Systemic and IT risks Renfro told the committee that many problematic findings are systemic — for example, information system controls that allow segregation-of-duty weaknesses or lack documented review and approval of annual program‑benefit updates. She cited a single-audit finding tied to the low‑income home energy assistance program in which the review and approval of benefit-matrix updates were not documented; auditors found no actual payment errors but said the missing documentation increased the risk that errors could go undetected.
Audit timing and LUMA Renfro said the audit division audits the annual comprehensive financial report (ACFR) and issues an internal-control report within 60 days of its opinion.
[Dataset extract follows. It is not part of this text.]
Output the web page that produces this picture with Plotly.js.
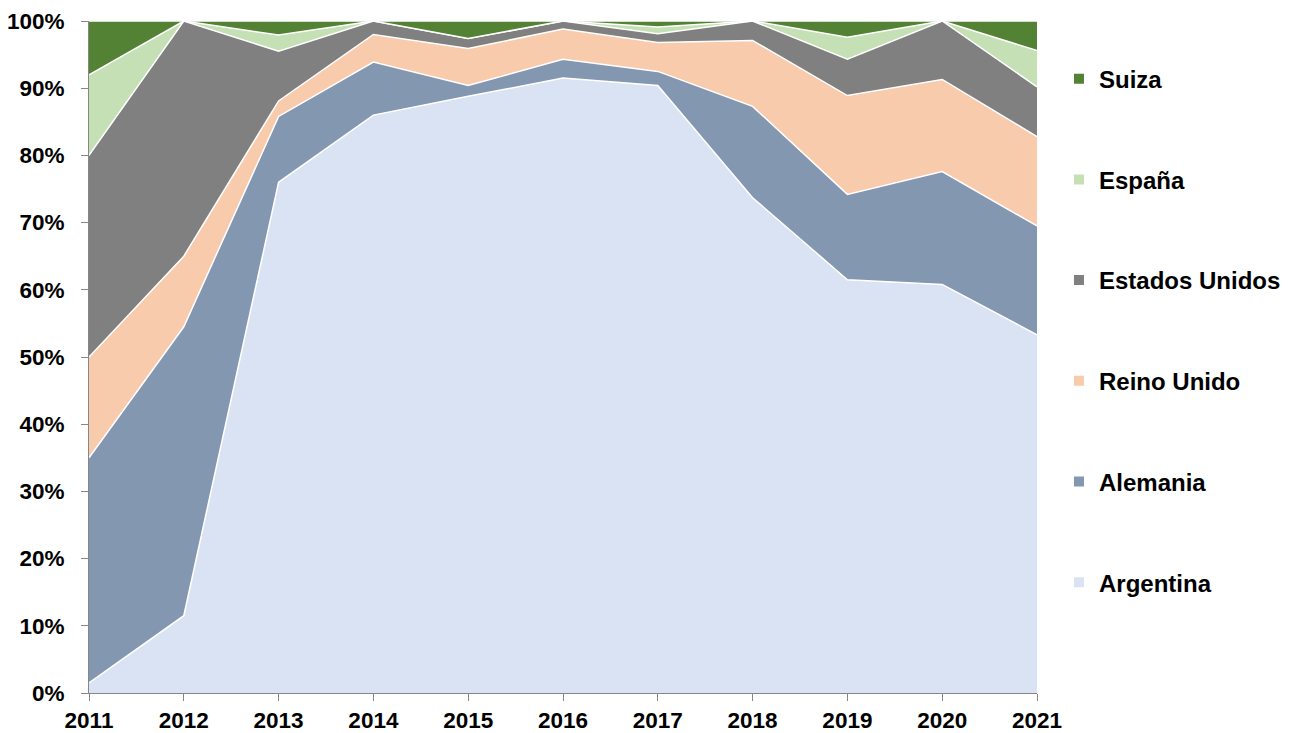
<!DOCTYPE html>
<html>
<head>
<meta charset="utf-8">
<script src="https://cdn.plot.ly/plotly-3.0.1.min.js"></script>
<style>html,body{margin:0;padding:0;background:#fff;}#chart{width:1293px;height:733px;}</style>
</head>
<body>
<div id="chart"></div>
<script>
const years = [2011, 2012, 2013, 2014, 2015, 2016, 2017, 2018, 2019, 2020, 2021];
const argentina     = [1.5, 11.5, 76.0, 86.0, 88.8, 91.5, 90.4, 73.7, 61.5, 60.8, 53.3];
const alemania      = [33.5, 43.0, 9.8, 7.9, 1.6, 2.8, 2.1, 13.6, 12.7, 16.8, 16.2];
const reinoUnido    = [15.0, 10.5, 2.3, 4.1, 5.5, 4.5, 4.3, 9.8, 14.7, 13.7, 13.3];
const estadosUnidos = [30.0, 35.0, 7.4, 2.0, 1.5, 1.2, 1.3, 2.9, 5.4, 8.7, 7.4];
const espana        = [12.0, 0.0, 2.4, 0.0, 0.0, 0.0, 1.0, 0.0, 3.3, 0.0, 5.4];
const suiza         = [8.0, 0.0, 2.1, 0.0, 2.6, 0.0, 0.9, 0.0, 2.4, 0.0, 4.4];

const seriesNames  = ['Argentina', 'Alemania', 'Reino Unido', 'Estados Unidos', 'España', 'Suiza'];
const seriesValues = [argentina, alemania, reinoUnido, estadosUnidos, espana, suiza];
const seriesColors = ['#DAE3F3', '#8497B0', '#F8CBAD', '#808080', '#C5E0B4', '#548235'];

const traces = [];
seriesNames.forEach((name, i) => {
  traces.push({
    x: years, y: seriesValues[i], name: name, type: 'scatter', mode: 'lines',
    stackgroup: 'one', fillcolor: seriesColors[i],
    line: {color: '#ffffff', width: 1.5},
    showlegend: false, hoverinfo: 'x+y+name'
  });
});
// legend entries (square swatches), top to bottom: Suiza ... Argentina
for (let i = seriesNames.length - 1; i >= 0; i--) {
  traces.push({
    x: [null], y: [null], name: seriesNames[i], type: 'scatter', mode: 'markers',
    marker: {symbol: 'square', size: 10, color: seriesColors[i]},
    legendgroup: 'g' + i, showlegend: true
  });
}

const tickFont = {family: 'Liberation Sans, Arial, sans-serif', size: 22.5, color: '#000', weight: 'bold'};

const layout = {
  width: 1293, height: 733,
  paper_bgcolor: '#fff', plot_bgcolor: '#fff',
  margin: {l: 89, r: 256, t: 21, b: 39.5},
  showlegend: true,
  legend: {
    x: 0.819, xanchor: 'left', xref: 'container', y: 0.9228, yanchor: 'top', yref: 'container',
    maxheight: 700,
    traceorder: 'grouped', tracegroupgap: 66.5,
    font: {family: 'Liberation Sans, Arial, sans-serif', size: 24, color: '#000', weight: 'bold'},
    itemwidth: 30, bgcolor: 'rgba(0,0,0,0)'
  },
  xaxis: {
    range: [2011, 2021], dtick: 1, tick0: 2011, tickformat: 'd',
    showgrid: false, zeroline: false, showline: true, linecolor: '#868686', linewidth: 1,
    ticks: 'outside', ticklen: 7, tickcolor: '#868686',
    tickfont: tickFont
  },
  yaxis: {
    range: [0, 100], dtick: 10, ticksuffix: '%',
    showgrid: false, zeroline: false, showline: true, linecolor: '#868686', linewidth: 1,
    ticks: 'outside', ticklen: 7, tickcolor: '#868686', ticklabelstandoff: 12,
    tickfont: tickFont
  }
};

Plotly.newPlot('chart', traces, layout, {displayModeBar: false, staticPlot: true});
</script>
</body>
</html>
The ACFR is typically due in draft by Nov. 1 and final to the legislature by Jan. 1 under the timetable auditors described; single-audit reports are usually due March 31. This year, Renfro said, the office received the financial statements from the State Controller’s Office only on Dec. 30 — nearly two months later than expected — and that delay is likely to push the ACFR and single‑audit opinions beyond standard deadlines. “We knew they would be delayed this year…we didn't receive them until December 30,” Renfro said. She said the office has given the state controller an estimated March completion date for the financial statements’ audit work and warned federal grantors may require additional communications because timely single audits are an expectation of federal grantors.
Questions and committee response Committee members asked for clarification about why some findings remain open more than a year. Renfro said causes include technical limitations (reports or forms that are produced only annually), policy or statute changes that require legislative or interagency action, and operational fixes that require staff training and time to show they work. Committee members and co-chairs noted that, in previous years, the committee has used funding decisions and other oversight tools to press agencies to resolve recurring findings.
What the report will include and next steps Renfro said the audit office will issue its uncorrected-findings report to the committee members that day and that a subset of accountability reports and agreed‑upon‑procedures reports remain to be issued. She said follow-up work will continue for findings that are new (the 70% she described) and that the audit office uses 90‑day, first‑annual, and second‑annual review steps to confirm whether agency corrective actions were both implemented and effective.
Ending Committee co-chairs and members thanked Renfro and her staff for the work and noted the committee’s role in monitoring recurring problems and, when necessary, using appropriations and statutory tools to ensure agencies correct deficiencies.